MALANG, Tugujatim.id – Direktur Eksekutif Amnesty International Indonesia, Usman Hamid menanggapi hasil investigasi Komisi Nasional Hak Asasi Manusia (Komnas HAM) terkait tragedi Kanjuruhan yang menewaskan 135 orang.
Menurut dia, peristiwa tersebut sangat sadis. Ada penggunaan kekuatan berlebihan dalam insiden tersebut. Hal itu tidak bisa dibenarkan dalam kondisi apapun. Terlebih jika itu dilakukan di dalam stadion dengan luasan pintu terbatas.
“Dalam waktu singkat, aparat keamanan meletuskan 45 tembakan gas air mata. Bahkan, di rentang waktu tersebut, ada 11 tembakan yang dilakukan dalam kurun waktu embilan detik. Dan bahkan ini dilakukan di area terbatas di mana penonton terkurung. Sadis,” ungkapnya.

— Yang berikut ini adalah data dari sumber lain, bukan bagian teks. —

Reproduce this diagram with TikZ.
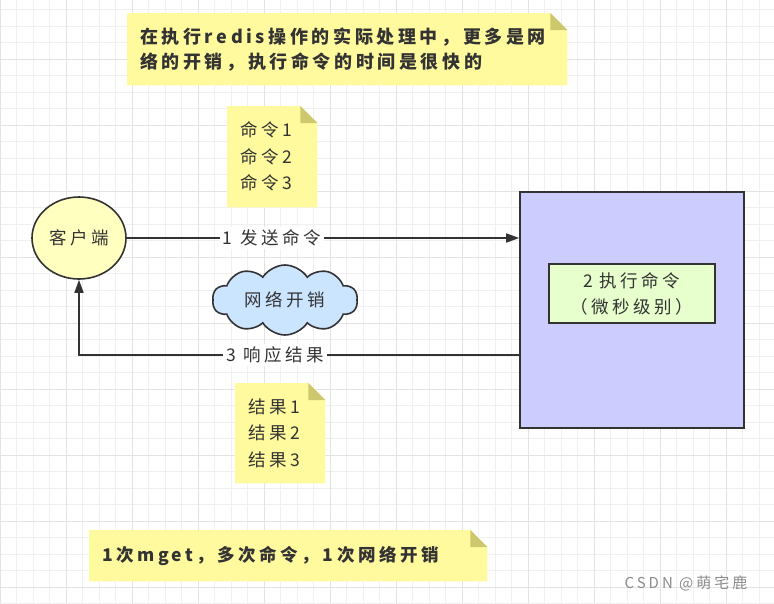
\documentclass[tikz,border=0pt]{standalone}
\usepackage{fontspec}
\setmainfont{Noto Sans CJK SC}[LetterSpace=20]
\usetikzlibrary{arrows.meta,shapes.symbols,shapes.geometric,backgrounds}

\definecolor{ink}{HTML}{333333}
\definecolor{notefill}{HTML}{FFFA9E}
\definecolor{foldfill}{HTML}{CDC86E}
\definecolor{clientfill}{HTML}{FFFFC0}
\definecolor{cloudfill}{HTML}{CCE5FF}
\definecolor{serverfill}{HTML}{CCCCFF}
\definecolor{execfill}{HTML}{E6FFCC}

\pgfdeclarelayer{grid}
\pgfsetlayers{grid,background,main}

\tikzset{
    every node/.style={text=ink, font=\fontsize{17.5}{26.5}\selectfont},
    line/.style={draw=ink, line width=1.6pt},
    arrow/.style={line, -{Triangle[length=13pt,width=9pt]}},
    note/.style={inner xsep=13pt, inner ysep=0pt, align=left, anchor=north west},
    label/.style={fill=white, inner sep=3pt},
}

% folded corner note behind a node
\newcommand{\foldnote}[1]{
    \begin{pgfonlayer}{background}
        \fill[notefill] (#1.south west) -- (#1.north west) -- ([xshift=-17pt]#1.north east)
            -- ([yshift=-17pt]#1.north east) -- (#1.south east) -- cycle;
        \fill[foldfill] ([xshift=-17pt]#1.north east) -- ([xshift=-17pt,yshift=-17pt]#1.north east)
            -- ([yshift=-17pt]#1.north east) -- cycle;
    \end{pgfonlayer}
}

\begin{document}
\begin{tikzpicture}[x=1pt, y=-1pt]
        \useasboundingbox (0,0) rectangle (774,603);
        \begin{pgfonlayer}{grid}
            \fill[white] (0,0) rectangle (774,603);
            \foreach \i in {0,...,47} {
                \draw[black!6, line width=1pt] (16.5*\i,0) -- (16.5*\i,603);
            }
            \foreach \i in {0,...,37} {
                \draw[black!6, line width=1pt] (0,-7+16.5*\i) -- (774,-7+16.5*\i);
            }
            \foreach \i in {0,...,11} {
                \draw[black!11, line width=1pt] (66*\i,0) -- (66*\i,603);
            }
            \foreach \i in {0,...,9} {
                \draw[black!11, line width=1pt] (0,-7+66*\i) -- (774,-7+66*\i);
            }
        \end{pgfonlayer}

        % notes
        \node[note, text width=414pt, minimum height=72pt, font=\bfseries\fontsize{18}{25}\selectfont] (topnote) at (127,13)
            {在执行redis操作的实际处理中，更多是网\\络的开销，执行命令的时间是很快的};
        \foldnote{topnote}
        \node[note, text width=64pt, minimum height=101pt] (cmdnote) at (227,106) {命令1\\命令2\\命令3};
        \foldnote{cmdnote}
        \node[note, text width=64pt, minimum height=100pt] (resnote) at (235,383) {结果1\\结果2\\结果3};
        \foldnote{resnote}
        \node[note, text width=372pt, minimum height=51pt, font=\bfseries\fontsize{17.5}{25}\selectfont] (sumnote) at (89,530)
            {1次mget，多次命令，1次网络开销};
        \foldnote{sumnote}

        \node[ellipse, line, fill=clientfill, minimum width=94pt, minimum height=82pt, inner sep=0pt] (client) at (79,238) {客户端};
        \node[rectangle, line, fill=serverfill, minimum width=224pt, minimum height=236pt] (server) at (632,310) {};
        \node[rectangle, line, fill=execfill, minimum width=166pt, minimum height=59pt, align=center,
            font=\fontsize{17.5}{26}\selectfont] (exec) at (632,293.5) {2\hspace{6pt}执行命令\\（微秒级别）};
        \node[cloud, cloud puffs=10, cloud puff arc=115, aspect=2.2, line, fill=cloudfill,
            minimum width=145pt, minimum height=70pt, inner sep=0pt] (net) at (285,300) {网络开销};

        \draw[arrow] (client) -- (client -| server.west) node[label, pos=0.37] {1\hspace{8pt}发送命令};
        \draw[arrow] ([yshift=-45pt]server.west) -| (client.south) node[label, pos=0.277] {3\hspace{8pt}响应结果};

        \node[text=black!45, font=\fontsize{15}{18}\selectfont, inner sep=0pt] (mark) at (686,583) {CSDN @萌宅鹿};
    \end{tikzpicture}
\end{document}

Amnesty International mengingatkan meski dalam hal ini sudah ada hasil investigasi Komnas HAM, namun itu bukan akhir kasus ini. Pelanggaran HAM ini harus diselesaikan dengan seadil-adilnya. Dan itu merupakan tanggung jawab negara.
“Bawa semua pelaku, semua yang terlibat dan yang bertanggungjawab ke pengadilan, tanpa terkecuali. Proses hukum mereka juga harus dilakukan secara terbuka dan independen,” tegasnya.

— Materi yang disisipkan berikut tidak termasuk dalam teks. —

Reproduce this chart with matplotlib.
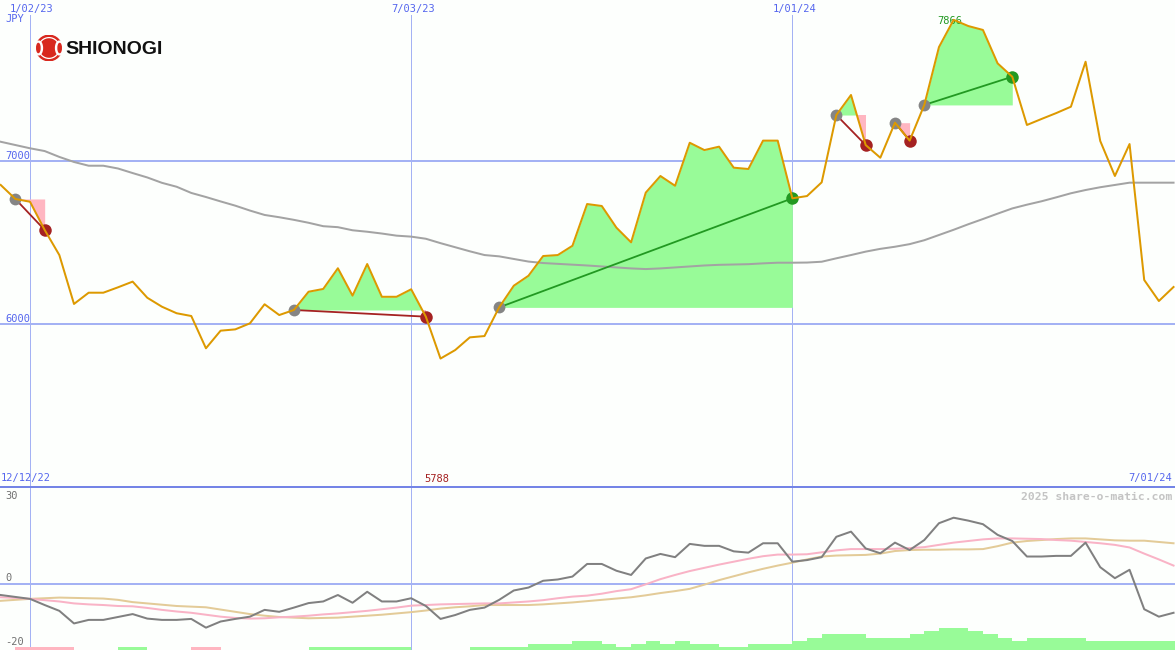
import matplotlib
matplotlib.use('Agg')
import matplotlib.pyplot as plt
import matplotlib.dates as mdates
from matplotlib.patches import Circle, Ellipse
import numpy as np
import pandas as pd

# weekly data, SHIONOGI in JPY
weeks = pd.date_range('2022-12-19', periods=81, freq='7D')

close = [6853, 6767, 6750, 6577, 6423, 6123, 6192, 6192, 6225, 6260,
         6161, 6106, 6066, 6049, 5851, 5959, 5967, 6004, 6121, 6055,
         6086, 6198, 6215, 6342, 6174, 6368, 6167, 6167, 6213, 6045,
         5788, 5840, 5918, 5926, 6102, 6235, 6296, 6417, 6423, 6480,
         6736, 6724, 6591, 6501, 6806, 6908, 6848, 7112, 7067, 7088,
         6959, 6951, 7125, 7125, 6771, 6785, 6869, 7282, 7405, 7098,
         7020, 7235, 7125, 7344, 7699, 7866, 7828, 7804, 7599, 7517,
         7221, 7258, 7294, 7333, 7609, 7123, 6908, 7104, 6270, 6141,
         6227]

ma = [7118, 7098, 7078, 7061, 7025, 6994, 6971, 6971, 6954, 6926,
      6899, 6866, 6842, 6804, 6779, 6752, 6726, 6696, 6669, 6655,
      6639, 6621, 6600, 6594, 6575, 6566, 6555, 6542, 6536, 6523,
      6496, 6471, 6446, 6423, 6415, 6399, 6383, 6374, 6369, 6364,
      6359, 6353, 6347, 6341, 6337, 6341, 6347, 6353, 6359, 6363,
      6365, 6367, 6372, 6376, 6376, 6377, 6382, 6403, 6423, 6444,
      6461, 6474, 6490, 6514, 6546, 6578, 6612, 6644, 6677, 6709,
      6732, 6753, 6777, 6802, 6822, 6839, 6853, 6867, 6867, 6867,
      6867]

osc = [-3.4, -4.0, -4.6, -6.5, -8.3, -12.2, -11.1, -11.1, -10.2, -9.3,
       -10.7, -11.1, -11.1, -10.8, -13.5, -11.6, -10.8, -10.1, -8.0, -8.6,
       -7.3, -5.9, -5.4, -3.4, -5.8, -2.4, -5.4, -5.4, -4.4, -6.8,
       -10.8, -9.6, -8.0, -7.3, -4.9, -2.0, -1.1, 1.0, 1.4, 2.3,
       6.2, 6.2, 4.1, 2.8, 7.9, 9.3, 8.3, 12.4, 11.8, 11.8,
       10.1, 9.7, 12.6, 12.6, 6.9, 7.4, 8.3, 14.6, 16.2, 11.0,
       9.5, 12.8, 10.5, 13.6, 18.8, 20.5, 19.6, 18.5, 15.2, 13.3,
       8.5, 8.5, 8.7, 8.7, 12.8, 5.2, 1.8, 4.4, -7.8, -10.1,
       -8.9]

sig = [-4.1, -4.3, -4.6, -5.0, -5.4, -6.0, -6.3, -6.5, -6.8, -6.9,
       -7.4, -8.0, -8.5, -8.9, -9.5, -10.1, -10.5, -10.7, -10.6, -10.3,
       -10.1, -9.8, -9.4, -9.1, -8.7, -8.3, -7.8, -7.3, -6.7, -6.5,
       -6.3, -6.2, -6.1, -6.0, -6.0, -5.7, -5.4, -5.0, -4.4, -3.9,
       -3.6, -3.0, -2.2, -1.6, -0.1, 1.5, 2.8, 4.0, 5.0, 6.0,
       6.9, 7.8, 8.6, 9.1, 9.1, 9.2, 9.8, 10.4, 10.8, 10.8,
       10.8, 10.9, 11.1, 11.4, 12.1, 12.8, 13.3, 13.8, 14.1, 14.1,
       14.0, 13.9, 13.6, 13.4, 13.0, 12.6, 12.1, 11.3, 9.4, 7.6,
       5.7]

slow = [-5.2, -4.9, -4.6, -4.4, -4.2, -4.3, -4.4, -4.5, -4.9, -5.6,
        -6.0, -6.4, -6.8, -7.0, -7.2, -7.9, -8.6, -9.3, -9.8, -10.2,
        -10.4, -10.6, -10.5, -10.4, -10.1, -9.8, -9.5, -9.1, -8.7, -8.2,
        -7.6, -7.2, -6.9, -6.5, -6.5, -6.5, -6.5, -6.3, -6.0, -5.7,
        -5.3, -4.9, -4.5, -4.1, -3.5, -2.8, -2.2, -1.5, -0.2, 1.2,
        2.4, 3.6, 4.7, 5.7, 6.6, 7.6, 8.5, 8.8, 8.9, 9.0,
        9.4, 10.2, 10.5, 10.6, 10.6, 10.7, 10.7, 10.8, 11.7, 12.8,
        13.3, 13.6, 13.9, 14.1, 14.1, 13.8, 13.5, 13.4, 13.4, 13.0,
        12.6]

# histogram blocks at the foot of the lower panel (negative = pink)
bars = [0, -1, -1, -1, -1, 0, 0, 0, 1, 1,
        0, 0, 0, -1, -1, 0, 0, 0, 0, 0,
        0, 1, 1, 1, 1, 1, 1, 1, 0, 0,
        0, 0, 1, 1, 1, 1, 2, 2, 2, 3,
        3, 2, 1, 2, 3, 2, 3, 2, 2, 1,
        1, 2, 2, 2, 3, 4, 5, 5, 5, 4,
        4, 4, 5, 6, 7, 7, 6, 5, 4, 3,
        4, 4, 4, 4, 3, 3, 3, 3, 3, 3,
        3]

trades = [(1, 3), (20, 29), (34, 54), (57, 59), (61, 62), (63, 69)]  # (entry week, exit week)

grid_dates = ['2023-01-02', '2023-07-03', '2024-01-01']
grid_labels = ['1/02/23', '7/03/23', '1/01/24']
price_levels = [6000, 7000]
osc_levels = [30, 0, -20]

PX = 0.72  # one pixel in points at 100 dpi
BG = '#fdfffd'
BLUE = '#5566ee'
GRID = '#a4b2f4'
ORANGE = '#dd9900'
GFILL = '#98fb98'
PFILL = '#ffb6c1'
WIN = '#229922'
LOSS = '#a52222'
mono = dict(family='DejaVu Sans Mono', fontsize=7.5)

x = mdates.date2num(weeks)
close = np.array(close, float)

fig = plt.figure(figsize=(11.75, 6.5), dpi=100, facecolor=BG)
ax = fig.add_axes([0, 163 / 650, 1, 487 / 650])
ax2 = fig.add_axes([0, 0, 1, 163 / 650])
for a in (ax, ax2):
    a.set_xlim(x[0] - 0.33, x[0] + 560.7)
    a.set_facecolor(BG)
    a.set_xticks([])
    a.set_yticks([])
    for s in a.spines.values():
        s.set_visible(False)
ax.set_ylim(5000, 7987.7)
ax2.set_ylim(-20.41, 30.0)
ax2.spines['top'].set_visible(True)
ax2.spines['top'].set_color('#7484e6')
ax2.spines['top'].set_linewidth(2 * PX)

# grid
gd = mdates.date2num(pd.to_datetime(grid_dates))
for d, lab in zip(gd, grid_labels):
    ax.axvline(d, ymax=1 - 15 / 487, color=GRID, lw=PX, zorder=1)
    ax2.axvline(d, color=GRID, lw=PX, zorder=1)
    ax.annotate(lab, xy=(d, 1), xycoords=ax.get_xaxis_transform(),
                xytext=(2 * PX, -9 * PX), textcoords='offset points',
                ha='center', va='center', color=BLUE, **mono)
for p in price_levels:
    ax.axhline(p, color=GRID, lw=2 * PX, zorder=1)
    ax.annotate(str(p), xy=(0, p), xycoords=ax.get_yaxis_transform(),
                xytext=(5 * PX, 5 * PX), textcoords='offset points',
                ha='left', va='center', color=BLUE, **mono)
ax2.axhline(0, color=GRID, lw=2 * PX, zorder=1)

ax.annotate('JPY', xy=(0, 1), xycoords='axes fraction', xytext=(5 * PX, -19 * PX),
            textcoords='offset points', ha='left', va='center', color=BLUE, **mono)
ax.annotate('12/12/22', xy=(0, 0), xycoords='axes fraction', xytext=(0.5 * PX, 8.5 * PX),
            textcoords='offset points', ha='left', va='center', color=BLUE, **mono)
ax.annotate('7/01/24', xy=(1, 0), xycoords='axes fraction', xytext=(-3 * PX, 8.5 * PX),
            textcoords='offset points', ha='right', va='center', color=BLUE, **mono)

# trades: fills, links, dots
for e, q in trades:
    seg = slice(e, q + 1)
    lvl = close[e]
    ax.fill_between(x[seg], lvl, close[seg], where=close[seg] >= lvl, interpolate=True,
                    color=GFILL, lw=0, zorder=2)
    ax.fill_between(x[seg], lvl, close[seg], where=close[seg] <= lvl, interpolate=True,
                    color=PFILL, lw=0, zorder=2)
    c = WIN if close[q] > lvl else LOSS
    ax.plot([x[e], x[q]], [lvl, close[q]], color=c, lw=1.3, zorder=4)
    ax.plot(x[e], lvl, 'o', ms=8.5, color='#858585', mec='none', zorder=5)
    ax.plot(x[q], close[q], 'o', ms=9, color=c, mec='none', zorder=5)

ax.plot(x, ma, color='#a3a3a3', lw=2 * PX, zorder=3)
ax.plot(x, close, color=ORANGE, lw=2 * PX, zorder=6)

lo = int(np.argmin(close))
hi = int(np.argmax(close))
ax.annotate(str(int(close[lo])), xy=(x[lo], 0), xycoords=ax.get_xaxis_transform(),
            xytext=(-4 * PX, 8.5 * PX), textcoords='offset points',
            ha='center', va='center', color=LOSS, **mono)
ax.annotate(str(int(close[hi])), xy=(x[hi], close[hi]), xytext=(-4 * PX, -1 * PX),
            textcoords='offset points', ha='center', va='center', color=WIN, **mono)

# lower panel
b = np.array(bars)
ax2.bar(x, np.abs(b) * 0.96, width=7, align='edge', bottom=-20.41,
        color=[GFILL if v > 0 else PFILL for v in b], lw=0, zorder=2)
ax2.plot(x, slow, color='#e3cb98', lw=2 * PX, zorder=3)
ax2.plot(x, sig, color='#f9b3c6', lw=2 * PX, zorder=4)
ax2.plot(x, osc, color='#808080', lw=2 * PX, zorder=5)

offs = {30: -9, 0: 6, -20: 6.5}
for v in osc_levels:
    ax2.annotate(str(v), xy=(0, v), xycoords=ax2.get_yaxis_transform(),
                 xytext=(5 * PX, offs[v] * PX), textcoords='offset points',
                 ha='left', va='center', color='#707070', **mono)
ax2.annotate('2025 share-o-matic.com', xy=(1, 1), xycoords='axes fraction',
             xytext=(-3 * PX, -10 * PX), textcoords='offset points', ha='right', va='center',
             color='#c4c4c4', family='DejaVu Sans Mono', fontsize=8.2, fontweight='bold')

# logo
lg = fig.add_axes([36 / 1175, 1 - 61 / 650, 26 / 1175, 26 / 650])
lg.set_xlim(-1, 1)
lg.set_ylim(-1, 1)
lg.axis('off')
lg.add_patch(Circle((0, 0), 0.98, color='#d8281e'))
lg.add_patch(Circle((0, 0), 0.8, fill=False, ec='white', lw=0.9))
lg.add_patch(Ellipse((-0.78, 0), 0.55, 1.05, color='white'))
lg.add_patch(Ellipse((0.78, 0), 0.55, 1.05, color='white'))
lg.add_patch(Ellipse((-0.82, 0), 0.25, 0.7, color='#d8281e'))
lg.add_patch(Ellipse((0.82, 0), 0.25, 0.7, color='#d8281e'))
fig.text(65 / 1175, 1 - 49 / 650, 'SHIONOGI', family='Liberation Sans', fontsize=14,
         fontweight='bold', color='#111111', ha='left', va='center')

fig.savefig('out.png', dpi=100, facecolor=BG)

“135 nyawa sangat tidak adil jika dijawab dengan sanksi ringan seperti mutasi atau pemecatan. Itu jauh dari keadilan. Masyarakat menunggu bukti komitmen otoritas negara untuk menegakkan hukum yang berlandaskan keadilan korban dan keluarganya,” imbuhnya.
Sebelumnya, Komnas HAM telah mengemukakan hasil investigasi tragedi Kanjuruhan yang menewaskan 135 orang. Disimpulkan terjadi pelanggaran HAM dalam insiden tersebut.
Paling brutal, Komnas HAM menemukan adanya penembakan gas air mata oleh aparat kepolisian. Setidaknya ada 45 tembakan dengan rincian 27 tembakan terlihat dalam video, sementara 18 lainnya terkonfirmasi dari suara tembakan di dalam stadion.
Bahkan, Komnas HAM menyebut penembakan gas air mata dilakukan tanpa koordinasi dengan Kapolres Malang saat itu, AKBP Ferli Hidayat. Bahwa penembakan itu dilakukan atas diskresi dari masing-masing pasukan.
Tembakan gas air mata diketahui terjadi mulai sekitar pukul 22.08.59 WIB. Dari detik itu hingga 22.09.08 WIB, pasukan Brimob tercatat 11 kali menembakkan gas air mata ke arah selatan lapangan Stadion Kanjuruhan.
Dipastikan juga bahwa pasukan yang menembakkan gas air mata di dalam stadion merupakan unsur gabungan dari personel Brimob dan Sabhara.
Komisioner Komnas HAM, Choirul Anam menuturkan bahwa tragedi Kanjuruhan yang terjadi merupakan pelanggaran HAM akibat pengelolaan pertandingan sepak bola yang tidak berasas keamanan dan keselamatan.
”Kami menemukan adanya penggunaan kekuatan berlebihan dari aparat keamanan,” terang Choirul Anam, pada Kamis (3/11/2022).
Menurut panduan HAM untuk aparat penegak hukum Amnesty International, yang disusun berdasarkan UN Code of Conduct for Law Enforcement Officials, menyebutkan bahwa gas air mata tergolong sebagai senjata yang kurang mematikan atau less-lethal weapon yang menjadi alternatif dari penggunaan senjata api konvensional.
Meski demikian, apabila digunakan dalam konteks dan cara yang berlebihan, dampak less-lethal weapon juga dapat mematikan. Secara umum, paparan gas air mata menyebabkan rasa terbakar dan memicu mata berair, batuk, rasa sesak di dada, gangguan pernafasan, serta iritasi kulit.
”Dalam banyak kasus, efek gas air mata mulai terasa dalam 10 hingga 20 menit. Efek gas air mata juga berbeda-beda ke tiap orang dan anak-anak, perempuan hamil dan lansia menjadi person yang rentan,” paparnya.
Kata dia, jika terkominasi dalam jangka waktu lama dapat menimbulkan sejumlah risiko kesehatan. Di berbagai negara, gas air mata rentan disalahgunakan antara lain karena kurangnya pelatihan pihak kepolisian terkait penggunaannya.